Public information is limited, so the safest approach is to use community and government sources for basic orientation, then confirm current details directly before any visit.
What Wunnumin Lake First Nation Is Like Today
Government of Canada material describes Wunnumin Lake First Nation as an Ojibway/Cree community about 360 kilometres northwest of Sioux Lookout. The First Nation’s website describes the community as about 500 kilometres north of Thunder Bay, with air access most of the year and winter-road access during the best part of January and February.

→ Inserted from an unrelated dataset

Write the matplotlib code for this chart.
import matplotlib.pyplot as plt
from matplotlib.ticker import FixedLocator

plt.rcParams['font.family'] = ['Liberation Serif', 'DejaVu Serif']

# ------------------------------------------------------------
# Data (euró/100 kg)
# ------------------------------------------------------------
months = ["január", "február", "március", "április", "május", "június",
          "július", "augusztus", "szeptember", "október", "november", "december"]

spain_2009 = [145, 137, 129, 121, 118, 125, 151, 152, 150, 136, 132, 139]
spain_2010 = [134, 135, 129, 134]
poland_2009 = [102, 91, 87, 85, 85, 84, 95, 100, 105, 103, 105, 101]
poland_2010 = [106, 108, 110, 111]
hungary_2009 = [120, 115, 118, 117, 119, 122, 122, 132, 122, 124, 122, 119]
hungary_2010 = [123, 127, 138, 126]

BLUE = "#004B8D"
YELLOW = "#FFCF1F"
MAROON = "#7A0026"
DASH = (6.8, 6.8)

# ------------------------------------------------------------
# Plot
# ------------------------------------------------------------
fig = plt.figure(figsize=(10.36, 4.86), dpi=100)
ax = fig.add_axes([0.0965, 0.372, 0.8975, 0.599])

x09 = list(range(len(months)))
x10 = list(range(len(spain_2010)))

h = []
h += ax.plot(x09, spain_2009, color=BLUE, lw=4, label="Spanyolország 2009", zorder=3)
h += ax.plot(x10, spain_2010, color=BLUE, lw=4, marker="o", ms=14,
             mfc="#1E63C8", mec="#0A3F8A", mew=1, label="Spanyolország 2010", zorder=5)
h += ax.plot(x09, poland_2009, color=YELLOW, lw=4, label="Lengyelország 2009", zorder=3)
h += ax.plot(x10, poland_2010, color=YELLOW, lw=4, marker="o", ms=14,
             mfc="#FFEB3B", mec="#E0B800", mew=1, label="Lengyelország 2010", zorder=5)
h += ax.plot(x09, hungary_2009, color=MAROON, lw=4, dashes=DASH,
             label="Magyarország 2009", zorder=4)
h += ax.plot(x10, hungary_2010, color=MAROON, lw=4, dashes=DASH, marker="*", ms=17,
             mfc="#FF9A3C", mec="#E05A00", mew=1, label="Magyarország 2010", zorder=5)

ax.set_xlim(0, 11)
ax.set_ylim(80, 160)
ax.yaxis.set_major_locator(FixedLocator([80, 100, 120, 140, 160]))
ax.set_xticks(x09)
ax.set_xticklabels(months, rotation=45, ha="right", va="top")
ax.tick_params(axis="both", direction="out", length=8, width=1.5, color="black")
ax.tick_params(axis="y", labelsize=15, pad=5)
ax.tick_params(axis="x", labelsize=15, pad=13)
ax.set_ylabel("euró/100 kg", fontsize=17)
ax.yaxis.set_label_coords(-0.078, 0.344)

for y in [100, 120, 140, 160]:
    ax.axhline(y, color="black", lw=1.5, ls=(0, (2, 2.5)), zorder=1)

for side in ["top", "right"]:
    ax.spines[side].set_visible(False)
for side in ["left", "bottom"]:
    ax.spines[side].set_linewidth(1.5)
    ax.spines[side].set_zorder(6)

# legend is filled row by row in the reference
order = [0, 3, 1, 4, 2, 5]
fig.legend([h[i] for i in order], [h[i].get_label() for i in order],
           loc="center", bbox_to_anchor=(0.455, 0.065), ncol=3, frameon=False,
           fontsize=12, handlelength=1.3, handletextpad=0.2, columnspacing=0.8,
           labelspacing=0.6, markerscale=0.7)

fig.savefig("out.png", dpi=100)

Statistics Canada rounds the 2021 Indigenous Population Profile count for Wunnumin Lake First Nation to 590 people in private households. The number should be read with the usual care applied to census counts for First Nations and remote communities.

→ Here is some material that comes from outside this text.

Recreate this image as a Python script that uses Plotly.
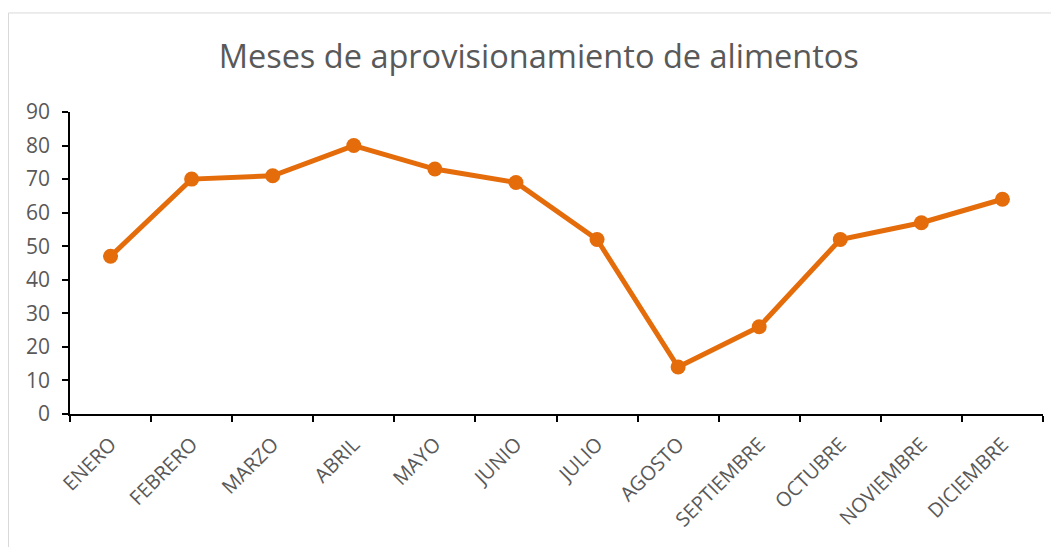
import plotly.graph_objects as go

months = [
    "ENERO", "FEBRERO", "MARZO", "ABRIL", "MAYO", "JUNIO",
    "JULIO", "AGOSTO", "SEPTIEMBRE", "OCTUBRE", "NOVIEMBRE", "DICIEMBRE",
]
values = [47, 70, 71, 80, 73, 69, 52, 14, 26, 52, 57, 64]
y_ticks = [0, 10, 20, 30, 40, 50, 60, 70, 80, 90]

fig = go.Figure()

fig.add_trace(
    go.Scatter(
        x=months,
        y=values,
        mode="lines+markers",
        line={"color": "#E46C0A", "width": 5},
        marker={"color": "#E46C0A", "size": 15},
        showlegend=False,
        cliponaxis=False,
    )
)

# Outer chart border (Excel style)
fig.add_shape(
    type="rect",
    xref="paper",
    yref="paper",
    x0=-0.0632,
    x1=1.2,
    y0=-1.0,
    y1=1.328,
    line={"color": "#D9D9D9", "width": 1},
    layer="below",
)

fig.update_layout(
    width=1051,
    height=539,
    margin={"l": 62, "r": 16, "t": 104, "b": 133},
    paper_bgcolor="white",
    plot_bgcolor="white",
    font={"family": "Open Sans", "color": "#595959"},
    title={
        "text": "Meses de aprovisionamiento de alimentos",
        "x": 0.505,
        "xanchor": "center",
        "y": 0.909,
        "yanchor": "middle",
        "font": {"size": 32.5, "color": "#595959"},
    },
    xaxis={
        "type": "category",
        "range": [-0.5, 11.5],
        "tickangle": -45,
        "tickson": "boundaries",
        "ticks": "outside",
        "ticklen": 6,
        "tickcolor": "black",
        "tickwidth": 1.5,
        "showline": True,
        "linecolor": "black",
        "linewidth": 1.5,
        "showgrid": False,
        "ticklabelstandoff": 9,
        "tickfont": {"size": 20, "color": "#595959"},
    },
    yaxis={
        "range": [0, 90],
        "tickvals": y_ticks,
        "ticks": "outside",
        "ticklen": 6,
        "tickcolor": "black",
        "tickwidth": 1.5,
        "showline": True,
        "linecolor": "black",
        "linewidth": 1.5,
        "showgrid": False,
        "zeroline": False,
        "ticklabelstandoff": 8,
        "tickfont": {"size": 21, "color": "#595959"},
    },
)

fig.write_html("out.html")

Things to Do and Places Nearby
Wunnumin Lake is not a destination where independent visitors should arrive without a reason, local contact, and clear arrangements. Travel is normally connected to community business, family, services, aviation, government work, health, education, construction, or other planned purposes.
For regional planning, Sioux Lookout is the most relevant service centre because many northern flights, health trips, and community connections in this part of Ontario route through it. Thunder Bay is the larger regional hub. Red Lake and Dryden help show the broader Northwest Ontario geography, but they are not simple same-day road pairings with Wunnumin Lake.
Quick Facts
- Province: Ontario
- Region: Northwest Ontario
- Community: Wunnumin Lake First Nation
- Official First Nation name: Wunnumin
- Band number: 217
- Population: 590 in the 2021 Indigenous Population Profile, rounded by Statistics Canada
- Access: air most of the year; seasonal winter road when conditions allow
- Regional service connections: Sioux Lookout, Thunder Bay, Red Lake
Travel Notes
Do not plan Wunnumin Lake as an open-ended road trip. Contact appropriate local, aviation, government, or service partners before travel. Winter roads are seasonal infrastructure built over frozen land and water, and Ontario’s winter-road guidance changes with conditions. Air travel, baggage, freight, weather delays, accommodation, and community protocols should be confirmed well ahead of time.